Bruna shivered. On this hologram the activist was still healthy, still well, with no apparent signs of TTT.

“Well, don’t you think this is a great start to a message? It sounds like an adventure series on the public screen,” Carnal continued sarcastically. “But time to get serious. Hmm . . . Let’s start again. If everything has worked as I anticipated, the two of you should be there together, Husky B and Husky C. Did you get a surprise? I’m sure you did. Were you perhaps a bit bothered to find out you weren’t unique? What if I were to tell you that there are many more? They make twelve versions of each model. From Husky A to Husky L. So there are ten others.”

Carnal had become very serious.

“As you’ll be able to understand, it’s much more cost-efficient for the manufacturers to repeat a product. That’s all we are: a damned product. They pay the genetic engineers and the memorists only once, and they get twelve copies. A profitable business. And it’s not even illegal, because they take advantage of an administrative loophole. But they know of course that what they are doing is neither acceptable nor ethical, and that’s why they are at pains to hide it. They make the engineers, the workers, and the memorists sign nondisclosure agreements. Moreover, they have the product-activation sequence programmed in such a way that the copies never coincide. The next copy can only be activated when the previous one dies. On top of that they insert them into sites that are geographically very far apart in order to minimize the risk that a third party will recognize them.”

“But then,” Clara said, so stunned by the news that she seemed to have forgotten that Carnal was not an interactive hologram.

The rep’s message superimposed itself over her words: “So now you’ll be asking yourselves, if that’s the case, how is it possible that the two of us are here now?”

Carnal stopped talking and gave another smug, happy smile, like a child taking delight in the expectations she was sure she was creating.

“I sabotaged the production program at TriTon, the largest replicant business in the world.

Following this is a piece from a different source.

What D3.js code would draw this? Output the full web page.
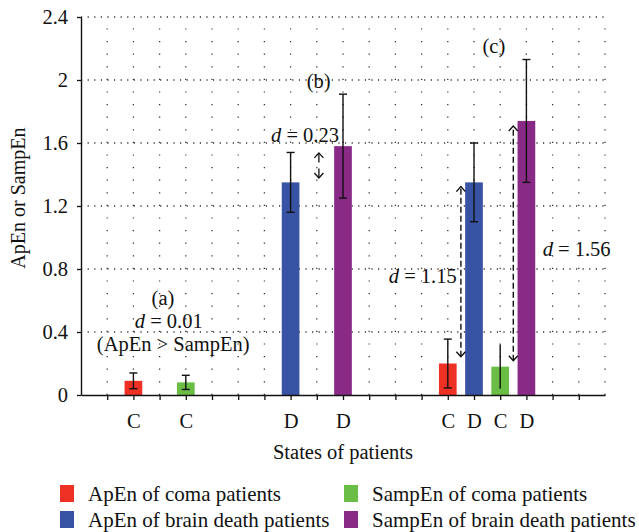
<!DOCTYPE html>
<html>
<head>
<meta charset="utf-8">
<script src="https://cdn.jsdelivr.net/npm/d3@7"></script>
<style>
  body { margin: 0; background: #fff; }
  svg text { font-family: "Liberation Serif", "DejaVu Serif", serif; fill: #111; }
</style>
</head>
<body>
<div id="chart"></div>
<script>
// 資料
const seriesNames = [
  "ApEn of coma patients",
  "ApEn of brain death patients",
  "SampEn of coma patients",
  "SampEn of brain death patients",
];
const seriesColors = ["#ee3124", "#3953a4", "#6abd45", "#8a2a87"];

const barPositions = [2, 4, 8, 10, 14, 15, 16, 17];
const barLabels = ["C", "C", "D", "D", "C", "D", "C", "D"];
const barSeries = [0, 2, 1, 3, 0, 1, 2, 3];
const barMeans = [0.09, 0.08, 1.35, 1.58, 0.2, 1.35, 0.18, 1.74];
const barErrors = [0.05, 0.045, 0.19, 0.33, 0.155, 0.25, 0.14, 0.39];
const barCapped = [true, true, true, true, true, true, false, true];

const yTicks = [0, 0.4, 0.8, 1.2, 1.6, 2, 2.4];

// 註解 (位置為資料座標)
const dashedArrows = [
  { x: 14.5, from: 0.243, to: 1.323 },
  { x: 16.5, from: 0.218, to: 1.708 },
];
const bArrow = { x: 9.08, bottom: 1.378, top: 1.537 };

const width = 639;
const height = 532;

const svg = d3
  .select("#chart")
  .append("svg")
  .attr("width", width)
  .attr("height", height);

const x = d3.scaleLinear().domain([0, 20]).range([81, 605]);
const y = d3.scaleLinear().domain([0, 2.4]).range([395, 17]);
const barWidth = (x(1) - x(0)) * 0.675;

// 格線
svg
  .append("g")
  .selectAll("line")
  .data(yTicks.filter((d) => d > 0))
  .enter()
  .append("line")
  .attr("x1", x(0))
  .attr("x2", x(20))
  .attr("y1", (d) => y(d))
  .attr("y2", (d) => y(d))
  .attr("stroke", "#333")
  .attr("stroke-width", 1.3)
  .attr("stroke-dasharray", "1.2,5.4");

svg
  .append("g")
  .selectAll("line")
  .data(d3.range(1, 21))
  .enter()
  .append("line")
  .attr("x1", (d) => x(d))
  .attr("x2", (d) => x(d))
  .attr("y1", y(0))
  .attr("y2", y(2.4))
  .attr("stroke", "#333")
  .attr("stroke-width", 1.3)
  .attr("stroke-dasharray", "1.2,11.4");

// 長條
barMeans.forEach((value, i) => {
  svg
    .append("rect")
    .attr("x", x(barPositions[i]) - barWidth / 2)
    .attr("y", y(value))
    .attr("width", barWidth)
    .attr("height", y(0) - y(value))
    .attr("fill", seriesColors[barSeries[i]]);
});

// 誤差線
barMeans.forEach((value, i) => {
  const cx = x(barPositions[i]);
  const lo = y(value - barErrors[i]);
  const hi = y(value + barErrors[i]);
  const g = svg.append("g").attr("stroke", "#111").attr("stroke-width", 1.4);
  g.append("line").attr("x1", cx).attr("x2", cx).attr("y1", lo).attr("y2", hi);
  if (barCapped[i]) {
    [lo, hi].forEach((yy) => {
      g.append("line")
        .attr("x1", cx - 4)
        .attr("x2", cx + 4)
        .attr("y1", yy)
        .attr("y2", yy);
    });
  }
});

// 座標軸
const xAxis = svg
  .append("g")
  .attr("transform", `translate(0, ${y(0)})`)
  .call(
    d3
      .axisBottom(x)
      .tickValues(d3.range(1, 20))
      .tickSize(5)
      .tickSizeOuter(0)
      .tickPadding(13)
      .tickFormat((d) => {
        const idx = barPositions.indexOf(d);
        return idx >= 0 ? barLabels[idx] : "";
      })
  );
xAxis.select(".domain").attr("stroke", "#111").attr("stroke-width", 1.4);
xAxis.selectAll(".tick line").attr("stroke", "#111").attr("stroke-width", 1.3);
xAxis.selectAll("text").style("font-size", "20.5px").attr("fill", "#111");

const yAxis = svg
  .append("g")
  .attr("transform", `translate(${x(0)}, 0)`)
  .call(
    d3
      .axisLeft(y)
      .tickValues(yTicks)
      .tickSize(4)
      .tickSizeOuter(0)
      .tickPadding(9)
      .tickFormat((d) => String(d))
  );
yAxis.select(".domain").attr("stroke", "#111").attr("stroke-width", 1.4);
yAxis.selectAll(".tick line").attr("stroke", "#111").attr("stroke-width", 1.3);
yAxis.selectAll("text").style("font-size", "20.5px").attr("fill", "#111");

svg
  .append("text")
  .attr("transform", `translate(25, ${y(1.25)}) rotate(-90)`)
  .attr("text-anchor", "middle")
  .style("font-size", "20px")
  .text("ApEn or SampEn");

svg
  .append("text")
  .attr("x", (x(0) + x(20)) / 2)
  .attr("y", 459)
  .attr("text-anchor", "middle")
  .style("font-size", "20.5px")
  .text("States of patients");

// 箭頭
function arrowHead(g, cx, tipY, dir) {
  // dir = -1 向上, 1 向下
  g.append("path")
    .attr("d", `M${cx - 4.5},${tipY - dir * 5} L${cx},${tipY} L${cx + 4.5},${tipY - dir * 5}`)
    .attr("fill", "none");
}

dashedArrows.forEach((a) => {
  const g = svg.append("g").attr("stroke", "#111").attr("stroke-width", 1.4);
  g.append("line")
    .attr("x1", x(a.x))
    .attr("x2", x(a.x))
    .attr("y1", y(a.from))
    .attr("y2", y(a.to))
    .attr("stroke-dasharray", "6,3");
  arrowHead(g, x(a.x), y(a.to), -1);
  arrowHead(g, x(a.x), y(a.from), 1);
});

{
  const g = svg.append("g").attr("stroke", "#111").attr("stroke-width", 1.3);
  const cx = x(bArrow.x);
  const top = y(bArrow.top);
  const bottom = y(bArrow.bottom);
  const mid = (top + bottom) / 2;
  g.append("line").attr("x1", cx).attr("x2", cx).attr("y1", top).attr("y2", mid - 3);
  g.append("line").attr("x1", cx).attr("x2", cx).attr("y1", mid + 3).attr("y2", bottom);
  arrowHead(g, cx, top, -1);
  arrowHead(g, cx, bottom, 1);
}

// 註解文字
function dText(px, py, value, anchor) {
  const t = svg
    .append("text")
    .attr("x", px)
    .attr("y", py)
    .attr("text-anchor", anchor)
    .style("font-size", "20.5px");
  t.append("tspan").style("font-style", "italic").text("d");
  t.append("tspan").text(` = ${value}`);
  return t;
}

svg.append("text").attr("x", x(3.13)).attr("y", y(0.571)).attr("text-anchor", "middle").style("font-size", "20.5px").text("(a)");
dText(x(3.35), y(0.423), "0.01", "middle");
svg.append("text").attr("x", x(3.52)).attr("y", y(0.279)).attr("text-anchor", "middle").style("font-size", "20.5px").text("(ApEn > SampEn)");

svg.append("text").attr("x", x(9.07)).attr("y", y(1.949)).attr("text-anchor", "middle").style("font-size", "20.5px").text("(b)");
dText(x(8.55), y(1.606), "0.23", "middle");

svg.append("text").attr("x", x(15.76)).attr("y", y(2.171)).attr("text-anchor", "middle").style("font-size", "20.5px").text("(c)");
dText(x(14.34), y(0.713), "1.15", "end");
dText(x(17.62), y(0.883), "1.56", "start");

// 圖例
const legendCols = [60, 344];
const legendRows = [485, 511];
seriesNames.forEach((name, i) => {
  const col = i < 2 ? 0 : 1;
  const row = i % 2;
  svg
    .append("rect")
    .attr("x", legendCols[col])
    .attr("y", legendRows[row])
    .attr("width", 14)
    .attr("height", 17)
    .attr("fill", seriesColors[i]);
  svg
    .append("text")
    .attr("x", legendCols[col] + 28)
    .attr("y", legendRows[row] + 15.5)
    .style("font-size", "21px")
    .text(name);
});
</script>
</body>
</html>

Your company. Unfortunately, not mine. I would have liked to meet myself. We could have caused quite a stir. Anyway, as far as I know TriTon still hasn’t realized, because no two identical technos have met. Until now. You two are the first. It was very complicated work, I can assure you. Apart from altering the activation dates so that the current model and the next one would coincide chronologically, I canceled the geographic scattering of the combat reps. I would have liked to cancel this for all the reps, but TriTon was closing in on me, and I had to get the hell out of the program. It was pure chance that I started with combat reps. But it was fucking disastrous for me. Being sent to the outer reaches of the Earth to carry out their two years of compulsory military service, none of them have coincided. Until now. Because those two years have now passed. Now dozens of combat reps are turning up in those same destinations as their previous selves. It’s going to be a disaster for TriTon.”

Carnal’s savage peals of laughter were interrupted by a long coughing fit. When she recovered her breath, the little computation rep lifted her head and stared into the camera, looking worried, defenseless, and frightened.

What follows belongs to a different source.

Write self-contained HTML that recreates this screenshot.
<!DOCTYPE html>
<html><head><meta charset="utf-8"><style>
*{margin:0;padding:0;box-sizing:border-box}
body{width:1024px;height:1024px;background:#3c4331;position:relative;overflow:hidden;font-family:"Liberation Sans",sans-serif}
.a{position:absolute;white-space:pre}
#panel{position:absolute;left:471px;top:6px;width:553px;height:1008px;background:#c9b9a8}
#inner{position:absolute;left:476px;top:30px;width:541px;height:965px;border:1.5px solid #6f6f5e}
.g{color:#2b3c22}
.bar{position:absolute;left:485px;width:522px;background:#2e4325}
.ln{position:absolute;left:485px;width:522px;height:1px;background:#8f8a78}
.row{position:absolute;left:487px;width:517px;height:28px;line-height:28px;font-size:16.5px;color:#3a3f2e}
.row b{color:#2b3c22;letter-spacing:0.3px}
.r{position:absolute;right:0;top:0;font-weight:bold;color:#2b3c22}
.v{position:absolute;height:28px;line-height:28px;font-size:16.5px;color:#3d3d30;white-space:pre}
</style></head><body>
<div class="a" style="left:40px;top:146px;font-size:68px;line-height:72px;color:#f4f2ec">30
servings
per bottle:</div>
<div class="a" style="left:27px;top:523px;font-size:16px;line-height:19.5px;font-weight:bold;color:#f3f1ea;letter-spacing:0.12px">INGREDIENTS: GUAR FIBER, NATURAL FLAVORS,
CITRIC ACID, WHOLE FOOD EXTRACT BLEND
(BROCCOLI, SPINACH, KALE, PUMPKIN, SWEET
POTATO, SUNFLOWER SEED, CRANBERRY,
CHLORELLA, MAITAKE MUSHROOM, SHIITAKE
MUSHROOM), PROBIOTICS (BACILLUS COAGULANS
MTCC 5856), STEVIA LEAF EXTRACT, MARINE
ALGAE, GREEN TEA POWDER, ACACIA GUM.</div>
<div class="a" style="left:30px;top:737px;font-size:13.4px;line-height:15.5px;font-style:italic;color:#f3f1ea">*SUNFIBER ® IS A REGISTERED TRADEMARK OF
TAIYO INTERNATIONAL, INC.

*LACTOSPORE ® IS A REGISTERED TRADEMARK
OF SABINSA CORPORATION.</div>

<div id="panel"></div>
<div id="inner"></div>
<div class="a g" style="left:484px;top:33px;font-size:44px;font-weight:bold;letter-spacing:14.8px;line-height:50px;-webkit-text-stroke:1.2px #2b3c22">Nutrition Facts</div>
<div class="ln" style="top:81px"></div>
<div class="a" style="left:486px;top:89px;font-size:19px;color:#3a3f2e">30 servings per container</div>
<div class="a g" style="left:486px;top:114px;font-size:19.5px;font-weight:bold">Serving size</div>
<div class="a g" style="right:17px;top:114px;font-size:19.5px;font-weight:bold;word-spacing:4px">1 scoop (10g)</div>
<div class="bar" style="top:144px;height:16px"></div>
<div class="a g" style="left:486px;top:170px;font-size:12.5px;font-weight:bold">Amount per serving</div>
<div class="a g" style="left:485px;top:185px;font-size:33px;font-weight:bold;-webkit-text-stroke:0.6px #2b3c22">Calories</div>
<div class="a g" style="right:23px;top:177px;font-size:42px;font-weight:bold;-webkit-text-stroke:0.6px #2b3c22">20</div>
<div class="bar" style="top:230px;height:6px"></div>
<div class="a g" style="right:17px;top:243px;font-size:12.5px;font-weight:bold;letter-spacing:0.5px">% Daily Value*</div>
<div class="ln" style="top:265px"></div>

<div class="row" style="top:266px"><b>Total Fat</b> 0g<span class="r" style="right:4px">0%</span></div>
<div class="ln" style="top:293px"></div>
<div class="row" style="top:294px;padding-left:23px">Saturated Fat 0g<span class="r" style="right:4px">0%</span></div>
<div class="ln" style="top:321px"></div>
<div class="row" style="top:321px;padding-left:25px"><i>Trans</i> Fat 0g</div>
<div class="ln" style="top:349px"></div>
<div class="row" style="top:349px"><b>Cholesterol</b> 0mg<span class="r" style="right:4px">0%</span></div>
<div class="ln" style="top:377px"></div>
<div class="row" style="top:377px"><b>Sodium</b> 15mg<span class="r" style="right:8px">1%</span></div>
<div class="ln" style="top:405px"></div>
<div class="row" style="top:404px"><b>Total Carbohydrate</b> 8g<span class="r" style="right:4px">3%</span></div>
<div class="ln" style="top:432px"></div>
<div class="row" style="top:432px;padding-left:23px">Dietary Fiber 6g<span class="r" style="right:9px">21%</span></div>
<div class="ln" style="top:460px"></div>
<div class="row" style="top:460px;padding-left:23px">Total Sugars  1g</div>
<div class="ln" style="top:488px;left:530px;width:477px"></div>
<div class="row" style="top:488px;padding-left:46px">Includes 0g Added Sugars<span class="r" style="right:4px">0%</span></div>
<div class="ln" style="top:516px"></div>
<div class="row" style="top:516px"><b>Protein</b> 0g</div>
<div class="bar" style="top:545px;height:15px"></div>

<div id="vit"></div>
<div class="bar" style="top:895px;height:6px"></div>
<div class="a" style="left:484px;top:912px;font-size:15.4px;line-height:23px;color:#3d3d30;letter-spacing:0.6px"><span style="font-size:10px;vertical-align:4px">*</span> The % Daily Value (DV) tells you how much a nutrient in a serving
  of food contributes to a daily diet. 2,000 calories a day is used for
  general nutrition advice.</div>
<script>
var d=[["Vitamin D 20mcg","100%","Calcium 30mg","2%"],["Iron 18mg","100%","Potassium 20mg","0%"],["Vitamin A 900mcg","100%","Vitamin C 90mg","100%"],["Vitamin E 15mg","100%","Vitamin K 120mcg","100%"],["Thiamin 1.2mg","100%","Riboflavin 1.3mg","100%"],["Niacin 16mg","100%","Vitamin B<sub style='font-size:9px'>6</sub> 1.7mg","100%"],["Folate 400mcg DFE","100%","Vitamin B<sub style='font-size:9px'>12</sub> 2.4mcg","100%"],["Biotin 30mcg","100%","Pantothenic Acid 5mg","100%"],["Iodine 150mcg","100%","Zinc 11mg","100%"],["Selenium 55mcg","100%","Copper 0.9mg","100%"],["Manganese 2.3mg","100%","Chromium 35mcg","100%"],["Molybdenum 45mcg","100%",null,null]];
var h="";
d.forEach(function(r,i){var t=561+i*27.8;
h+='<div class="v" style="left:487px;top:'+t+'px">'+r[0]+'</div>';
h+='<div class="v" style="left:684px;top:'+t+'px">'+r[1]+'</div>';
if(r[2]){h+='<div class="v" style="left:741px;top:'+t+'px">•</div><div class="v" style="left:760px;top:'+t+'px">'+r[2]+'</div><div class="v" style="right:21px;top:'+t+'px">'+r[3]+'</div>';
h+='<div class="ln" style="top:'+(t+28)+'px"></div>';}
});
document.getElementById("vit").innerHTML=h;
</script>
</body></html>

“But I suspect that the party has come too late for me. I’m not invited anymore. Fuck humans. I hope they burst.”

And with those words full of resentment and pain, Carnal switched off and disappeared forever.

“What’s the matter with her?” said Clara.

Bruna looked at her incredulously. But then Clara was younger, and she’d just finished her military service, surrounded by other recently born reps. She hadn’t seen anyone die of TTT yet.

“When she coughed, she realized that her TTT had just fired up,” Bruna said. “In fact she sent me another hologram, not a ball but a call message, and she was dying. Ravaged. She must have recorded it three or four days after this one.”